You could argue that busy beavers are pathological examples of little practical interest, but then many programs that perform useful computation may run for a very long time without entering easily identifiable “loops” before they halt.
Unless you designed the program yourself and have a good understanding of what it is doing, and sometimes even if you designed the program yourself, proving termination may not be trivial.
If it was a trivial problem it wouldn’t be worth tackling.
My point is that the observation that a program has been running for a long time and doesn’t have simple “while(true) {...}” loops doesn’t give us much information about its termination.
But I’m not sure what you are aiming at.
For most practical purposes, a program that takes a very long time before producing a result is as good as a program that will never produce a result. Termination is important in theoretical computer science as the prototypical undecidable property used to prove other non-existence results, but if you are concerned about specific programs that you plan to actually run on physical machines, why are you interested in termination?

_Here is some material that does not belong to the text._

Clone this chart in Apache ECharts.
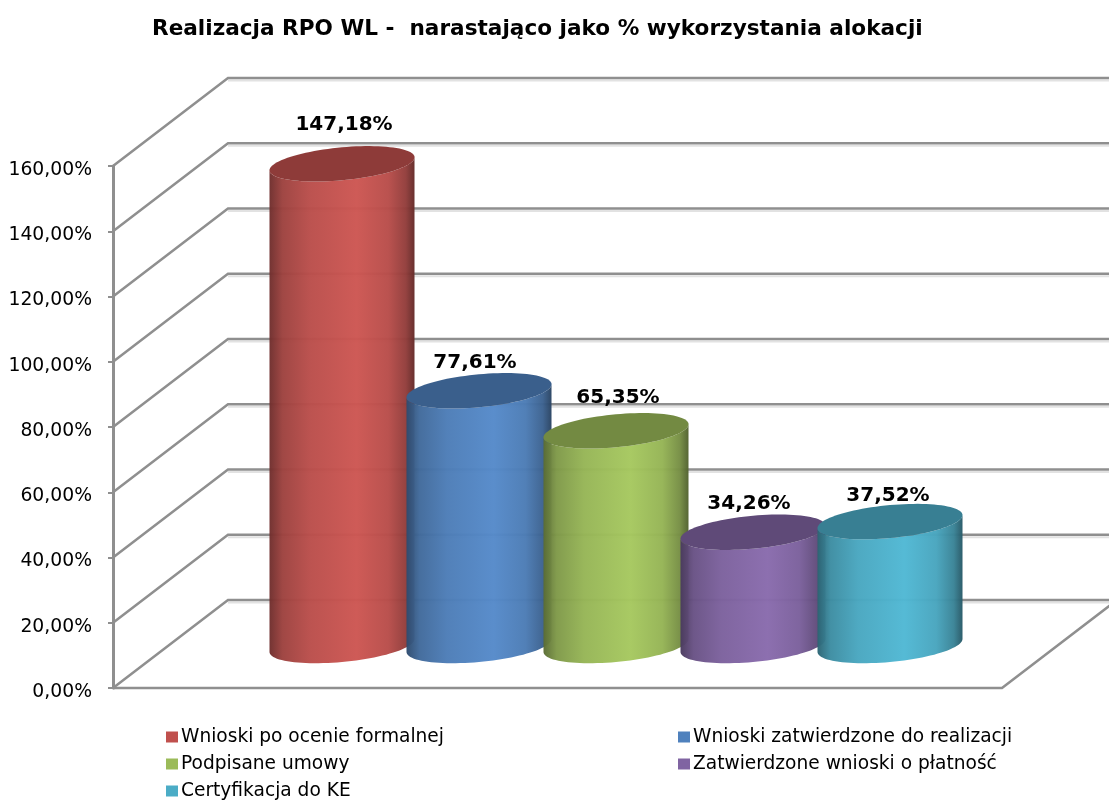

I’m not sure I understand what you mean here.
Assume we have a formal system and we are using it to predict observations. In classical logic, if the formal system is inconsistent, then ex falso quodlibet, therefore all possible observations will be allowed by it.
I think the grandparent silently assumes we’ve solved logical uncertainty, and can use this to decide an axiom does not produce a contradiction by observing the lack of explosion. Though “routing through logic” seems like an incredibly bad way to say that.
Wouldn’t that imply having solved undecidability?
I spoke imprecisely, or at least the OP argues that I did. It assumes we have a progressive solution to undecidability/ logical uncertainty that can take us pretty far, eventually, but does not allow self-knowledge at any time.
No. We don’t decide an axiom does not produce a contradiction by observing the lack of explosion. We just raise the probability of noncontradiction by observing the lack of explosion.
EDIT: Axiom, not acronym. Holy God I need more sleep.
-_-. The post itself was a sketch, not a finished, formalized publication. Please refrain from being anal about phrasings or imagining that I’ve done far more math than I really have. If I want to be precise, I’ll just use symbols—that’s what they’re for.